I was going out to Germantown to dine with Clifford and Blake. W. gave me the Kennedy and Bucke Sarrazin sheets to give Blake. Did he remember Blake? "O yes! you mean Sidney's Chicago friend—the man with the Unitarian church there? Give him my greetings: tell him I'm not on the whole very favorable to preachers but that any preacher who is Clifford's friend has my respect." W. has commenced to write the introductory note for the pocket edition, but it goes slow. Returned W. Commonweal. Also left Harper's Weekly with him. It contains Winter's long paper on the drama and the American press. Would he read it? "Yes—I shall read it: it's a vast screed: even though it's Willie's I shall read it." He looked over copies of Current Literature and the Christian Union I had with me. "Leave them, won't you!" The Union contains Burroughs' piece on The Spirituality of Matthew Arnold. W. called all this "a great find." He remarked the advertisement in the Union of J.B.'s desire to lease his West Park estate. "I am not at all surprised at that," W. said: "I expected it."

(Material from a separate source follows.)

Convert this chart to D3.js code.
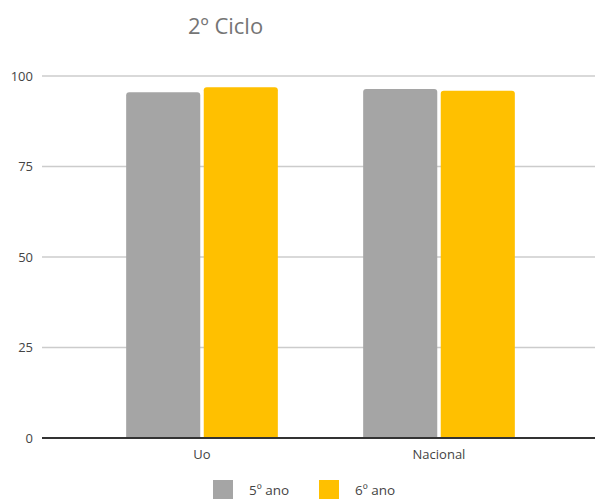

Blake told me that he used W.'s Song of the Open Road as his New Year's text with great success. He is to meet me Friday forenoon for a little visit to W. I spoke of this to W. He said: "Let him come: indeed, tell him to come." W. referred to the Herald symposium again. "I saw at once how baseless Frank Williams' suspicions of Walsh were when I looked through the matter he had printed on the fiction subject. There would be no reason why Walsh should wish to commit me to an affirmation that was not my own. If I believe that way, then I should say so, Williams or no Williams: if I do not believe that way, then I am not likely to be dragooned or baited into assent." But W. said again: "We must not let any little difference like that blind us to Frank's beautiful goodwill: he has conservative leanings with which I can't sympathize, but his spirit is catholic, inclusive, farthest–reaching: he is in fact a rarefied sort of man whose inevitably clean instincts excite my admiration, love."